I had Robert Goetz across the table from me, playing hate songs from his hate song cycle, handing me back my guitar after every song of hate. My turn!
I did what I do. I score poems. I put other people's words to music. I sang the words of other people as my own songs.
I first played a setting to a 49er song. These are Indian songs sung after a pow-wow, after the public has gone away. This is the sound of traditional, working musicians stretching out, goofing off, singing and playing only for themselves - much like "Lambango," the song enjoyed by jalis in West Africa, when they are singing for themselves, not for the king.
I played a song that was first sung in a native tongue, but I found it as words on a page, in translation. So I returned it to song. It was begging for it, because it's basically a blues:
"They all sound like howling wolves from here
everybody just beginning to get drunk
& I have to go away."
Actually, I just discovered, it's not a 49er song at all, despite my having introduced it as such at campfires and guitar circles for years.
I just went back to the text, Shaking the Pumpkin, to round up a little more detail than I gave to Goetz (and K. Curtis Lyle and John Eiler, who were listening in during The New Monastic Workshop). And the only connection this "Song on the Way to Jail" has to a 49er song is proximity in an anthology!
The anthology's source for the song is a collection of Tlingit texts collected by John R. Swanton at Sitka and Wrangell, Alaska, in 1904 and published as Bulletin 39 of The Bureau of American Ethnology in 1909. Yes, and unbelievably, those were our great-grandparents' federal tax dollars at work, paying for the collection, transcription, and publication of native wisdom from Alaska!
Also to my surprise, Swanton's collection of Tlingit texts is available in its entirety online, thanks to the good souls at The Internet Sacred Text Archive. This so-called "Song on the Way to Jail" appears in a section with the far-from-swinging title, Words of Songs Taken in Connection with Gramophone Records (that's "lyric sheet," to you and me). It is numbered as song (57).
In understanding the song, it's good to know, from Swanton's section headnote, that most of these songs were composed "in song contests between men who were at enmity with each other." At enmity with each other? These are Tlingit Indian pissing matches! Tlingit poetry slams! Tlingit emcee battles!
Here is what Swanton has to tell us about our song:
"Composed by Kakayê'k, a Kâ'gwAntân, about his brother's wife. His name probably refers to the wolf making a noise that can be heard a long distance off. The woman is represented as if speaking, and anticipating being sent away by the whites for drunkenness."
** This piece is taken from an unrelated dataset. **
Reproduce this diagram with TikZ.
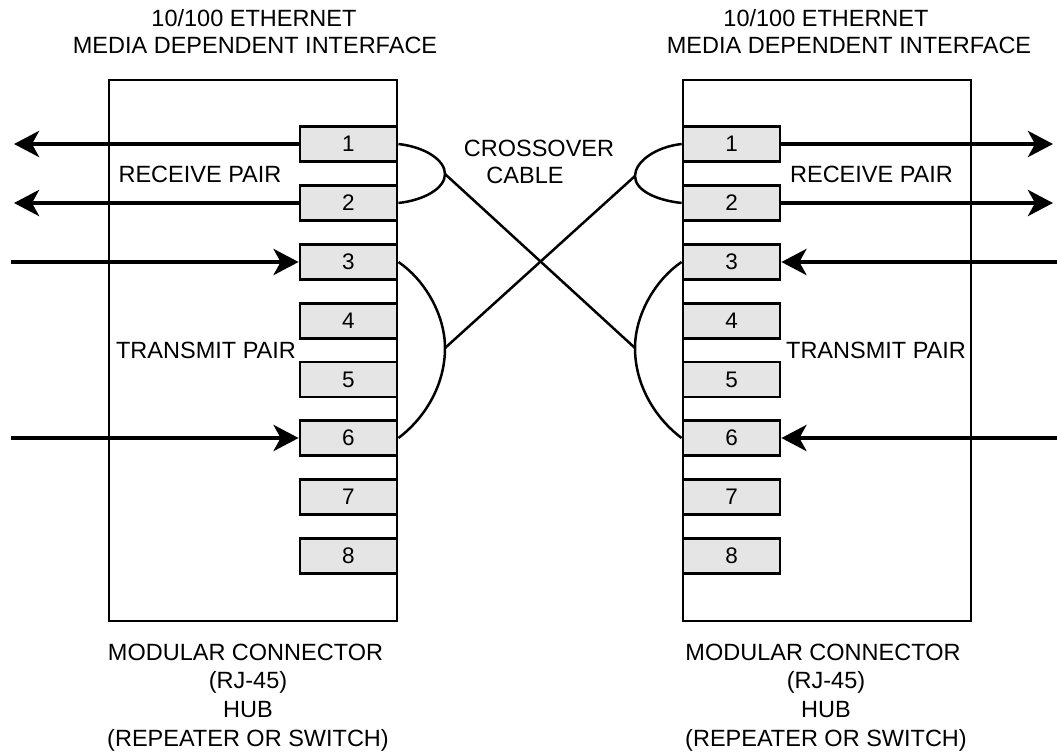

This guy is giving his brother the business for having a drunken wife. Roger that. However, Swanton's transcription of the fraternal diss song is unrecognizable to this dude here who thought he had been singing it for years:
"It is just as if I were beginning to get drunk. This is what you are like, Grass-people's children. Have pity on me before I am sent away from here, Kâ'gwAntân's children."
Whatever that is, it's not a blues, it has no howling wolves, and I very much doubt it would have yielded a song I could have sang to Robert Goetz in the spaces between his hate song cycle.
I know from the anthology where I first found this stuff that Swanton's literal transcriptions had been reworked by the poet and publisher James Koller; now I see how much of a hand he had in it. And I see now it was Koller's title, "Song on the Way to Jail" - which he invented, based on the aside that the drunken sister-in-law was "being sent away by the whites for drunkenness" - that suckered me in as a songwriter.
I have never set this to music - somebody else, have at it! - but I see now that the drunken sister-in-law gets in on the emcee battle. Swanton's song numbered (58), he notes, was "composed by the woman referred to above, in reply."
Step up to the mic, sister:
"What you are saying about me is very hard, Kâ'gwAntân's children. I am very sad. You (i. e., the man accusing her) have given me one drink of whisky after another. So you ought to have pity on me, Kâ'gwAntân's children."
Here is Koller's pared-down version - the one I recommend to insomniac songwriters who find this post one dark night and jump right on their guitar (or Cassio):
"I don't know why you tell me I'm drunk
it's you been giving me all that whiskey."
The internet and opportunities being endless, and every night being long, I see some other amateur ethnopoetics scholar (who seems to work for a hair salon) also has tangled with the Swanton texts/Koller workings conundrum elsewhere on blogspot.